A few macro links to ponder on the subject of asset price bubbles:
Are we in one?
No, we aren't, says MIT's Ricardo Caballero; asset prices are up, but it's not a bubble, it's a rational response to a shortage of assets in the face of high global demand. First Japanese assets melted down in the early 1990s; then Europe stagnated in the late 1990s; now China and the oil states are evincing huge demand for assets but aren't producing many themselves. Bubbles are, in a way, just the market's response to a shortage of assets, and trying to control them could cause further damage.
Former US Treasury economist Thomas Palley disagrees, in a response to Caballero: the last couple of decades have actually seen "an explosion in asset supply" thanks to privatisation in the advanced economies of the West, government deficit accounting and now privatisation in China as well. Instead, Palley wheels out eight other demand-led explanations. Rising inequality means that the rich (who tend to invest) have a great deal more money, especially in the US; higher corporate profits and lower corporate taxes mean that equities are fundamentally more valuable; he also cites lower interest rates, innovations in the markets and "plain old mania". Bubbles, in this interpretation, are dangerous; both in themselves, and as a sign of underlying imbalances and inequalities.
In any case, could we tell if we were in a bubble?
No, according to a Federal Reserve working paper from Refet Gurkaynak: there's no accurate econometric way of detecting bubbles, and whether an economist decides that a particular scenario is a bubble or not is "a matter of taste and personal preference".

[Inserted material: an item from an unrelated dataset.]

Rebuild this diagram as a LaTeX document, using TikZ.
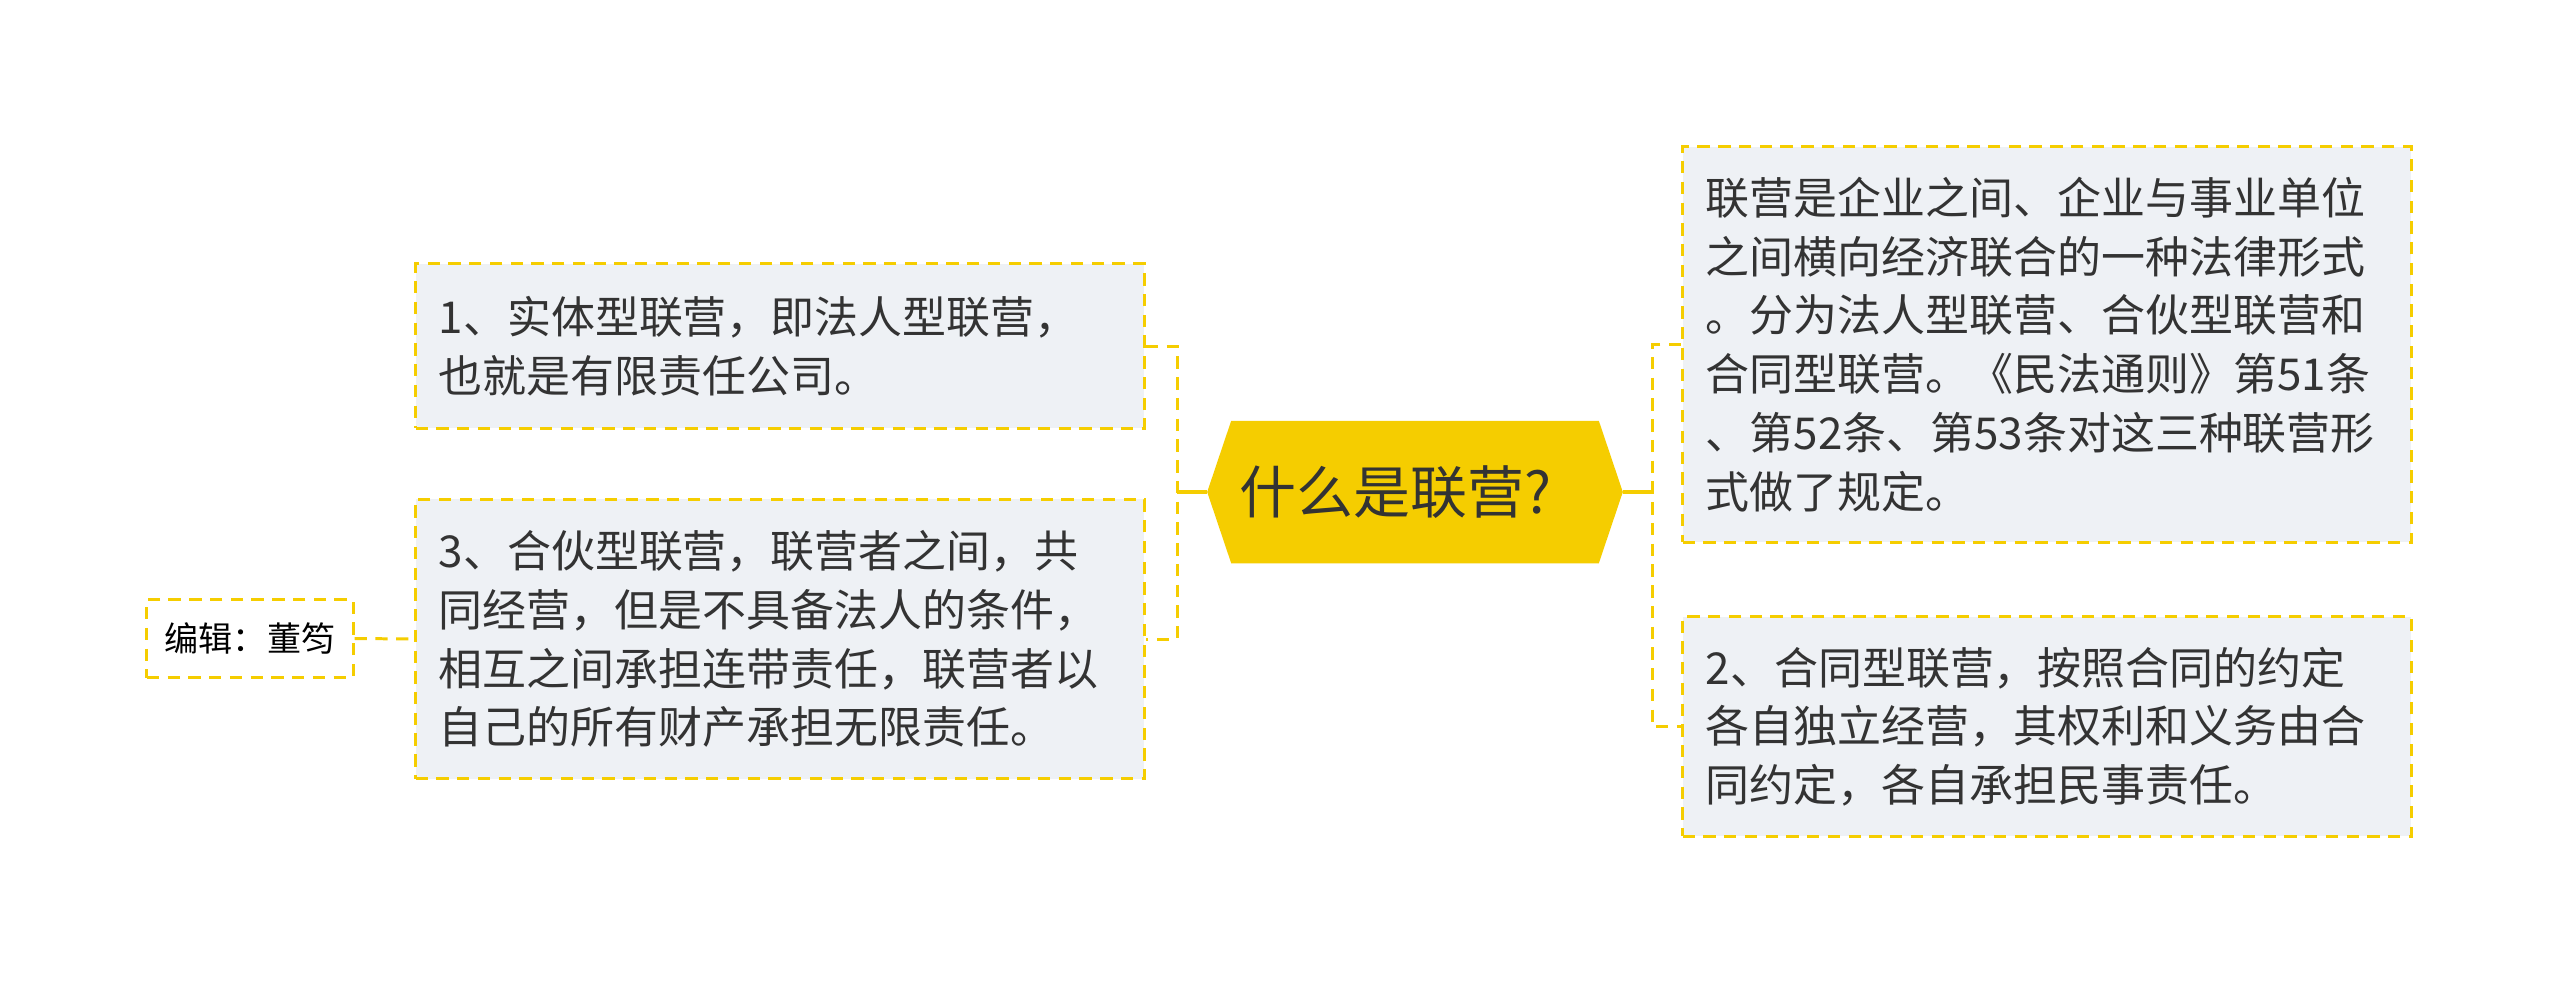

Though, apparently, your chances of detecting a bubble go up with age: Robin Greenwood at Harvard and Stefan Nagel at Stanford note that young fund managers tended to pile into the late-90s tech bubble, and got their fingers burned when it burst in 2000. Nagel's found the same thing to be true at the individual level - people who grew up during bear markets tend to be far less heavily invested in equities.
"Go out 20 or 30 years from now", Nagel says, "and it's possible we'll see another bubble" - led by fund managers too young to remember the 1990s, and too confident to believe their grizzled elders' horror stories about AOL Time Warner and Pets.com.